Home Insurance churning?

I'm curious if anyone has thought about churning car/home insurance taking advantage of the cooling off period? i.e. sign up with one provider, cancel within cooling off and sign up with a new provider again, rinse and repeat? I'm aware this is a lot of work but for the people that keep paying premiums and hardly ever have to claim anything then this could work? In the unfortunate event that you have to make a claim then have to stick with the current provider otherwise keep churning? Have I missed something critical here or this could be the way to save money if one can spend a few minutes every week?

Comments

  • +4

    One way to find out is to try the churning idea and then if your house burns down see if the insurer will pay out.

  • This forum should be renamed to Oztightass

  • +9

    Seems like an easy way to get yourself blacklisted with a lot of insurers…

  • +4

    you realize these all have 3 day exclusion periods for floods, fires etc to stop gronks ringing up as their houses flood.
    so apart from risking your most expensive asset for the sake of sfa in comparison, you risk a 1/7 chance (at best) of not being covered for these events.
    More likely get blacklisted, and cover refused.

    i love saving money but this is sheer ridiculous and over the top.

    • +2

      Just sign up for the new one 3 days before the cooling off period ends to make sure you are covered? Simples!

      • and have 2 insurance policies overlapping by 3 days, good luck having that payout when they both insist the other pays

        and so we are looking at 365/18 insurance companies over the course of a year that's a messily ~20

  • +3

    This "strategy" ultimately puts you at risk.

  • What a stupid suggestion…..

  • +2

    Just take the chance and do not buy them.

    • yep just have insurance from oct-apr (storm,flood,fire seasons)
      anything happen in winter just live with it till oct and make a claim first week

  • +1

    but for the people that keep paying premiums and hardly ever have to claim anything

    Very simply,

    Premium = average cost x probability of claim + expenses/profits, etc.

    Depending on the size of your excess and risk profile, the probability of a claim might be 1% but the payout might be 10-100x the size of your premium, so that doesn't mean you forego insurance (unless you can afford to self-insure - e.g. own many investment properties/are rich) or try stupid things.

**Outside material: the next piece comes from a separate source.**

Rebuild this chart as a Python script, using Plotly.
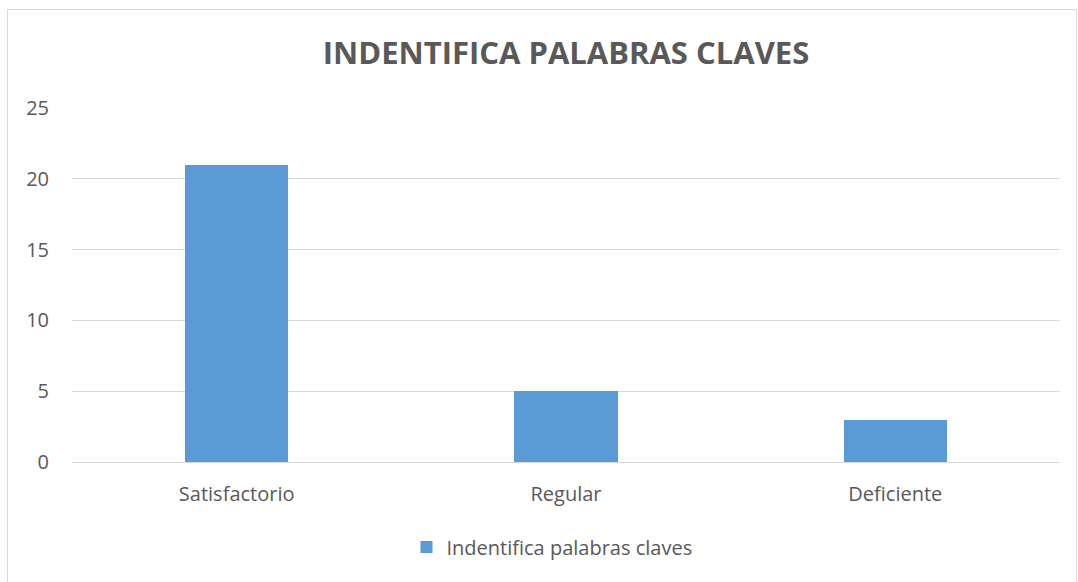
import plotly.graph_objects as go

categories = ["Satisfactorio", "Regular", "Deficiente"]
values = [21, 5, 3]
series_name = "Indentifica palabras claves"
title_text = "INDENTIFICA PALABRAS CLAVES"
y_ticks = [0, 5, 10, 15, 20, 25]

W, H = 1078, 582
L, R, T, B = 72, 18, 108, 120
pw, ph = W - L - R, H - T - B

fig = go.Figure()
fig.add_trace(go.Bar(
    x=categories, y=values, name=series_name,
    marker=dict(color="#5b9bd5", line=dict(width=0)),
    width=0.313,
))

def px_x(x):
    return (x - L) / pw

def px_y(y):
    return (H - B - y) / ph

fig.update_layout(
    width=W, height=H,
    margin=dict(l=L, r=R, t=T, b=B),
    paper_bgcolor="white", plot_bgcolor="white",
    font=dict(family="Open Sans, Liberation Sans, sans-serif", color="#595959", size=20),
    title=dict(text="<b>" + title_text + "</b>", x=0.5, xanchor="center",
               y=1 - 53 / H, yanchor="middle", xref="paper",
               font=dict(size=31, color="#595959")),
    showlegend=True,
    legend=dict(orientation="h", x=px_x(552), xanchor="center", y=px_y(547), yanchor="middle",
                font=dict(size=20, color="#595959")),
    bargap=0,
    xaxis=dict(showgrid=False, showline=True, linecolor="#d9d9d9", linewidth=1,
               ticks="", ticklabelstandoff=14, tickfont=dict(size=20)),
    yaxis=dict(range=[0, 25], tickvals=y_ticks, showgrid=True, gridcolor="#d9d9d9",
               gridwidth=1, zeroline=False, showline=False, ticks="",
               ticklabelstandoff=22, tickfont=dict(size=20)),
    shapes=[dict(type="rect", xref="paper", yref="paper",
                 x0=px_x(7.5), x1=px_x(1076.5), y0=px_y(590), y1=px_y(9.5),
                 line=dict(color="#d9d9d9", width=1), fillcolor="rgba(0,0,0,0)", layer="below")],
)

fig.write_html("out.html", config={"displayModeBar": False},
               post_script="document.body.style.margin='0';document.body.style.overflow='hidden';")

When you don't make a claim, part of your premium contributes to the 10-100x payout for someone who does. When it's your turn to make a claim, some idiot will complain the same thing.

    Imagine the insurer finds out your stunt and you don't get the 10-100x payout - ouch. That's called penny wise, pound foolish.

    • I'd even question the 'penny wise' bit, if you have to spend time and effort on this on a regular basis…

  • I can tell you that insurers will all look at your tenure if you have a claim and their system searches the database everytime they type in your name, address, etc. and you will have a nightmare getting any claims paid.

  • +1

    Having previously worked at an insurance company if you're unlucky enough to have a claim within the first few months of the policy it will automatically be flagged for investigation. Even if it ultimately gets accepted it means you're likely going to be waiting a LOT longer for a resolution which should the unfortunate happen means you'll likely spend a lot more time trying to convince them you're not fraudulent than you could save in premiums. That being said the average time between claims for a home is something like 8-10 years (cars is about 3-5 years). Ultimately up to you but sounds like a fair bit of hassle.

  • +1

    I recently got my renewal with BOM Home & Contents insurance, went up a couple of hundred but thought I’d call up and see if they could do a better price. They said that they can’t do a quote on my address without cancelling my existing policy. Something about it gets flagged in their system. This includes any other companies that use the same insurance company (BOM is issued by Allianz)

  • +1

    From memory, most insurers share the same parent company. So they may share or have access to your details and know if you're dodgy when it comes to claim time.
    Not worth the savings if it may lead to you being denied insurance in the future.

  • I've thought about this and actually done it as a stop gap measure. Say your policy runs out 28 days before you sell your house, or you have a bunch of properties with one insurer and you want to line them all up to renew at the same time (to negotiate with bigger buying power and less yearly hassle), you could use the cooling off period in these scenarios.
    You're unlikely to claim and if you don't, you'll likely get refunded easily. Well, the one time I did it, it was quick, but given the time and hassle, it also convinced me there are better ways to save a dollar.

  • -1

    May as well sign up with all of them at the same time, hope your house burns down and collect multiple payouts.

  • -1

    House/car insurance churning can be worth it if you have an expensive house/car as the monthly premiums can be much more than a standard house/car therefore the time spent churning is worth it.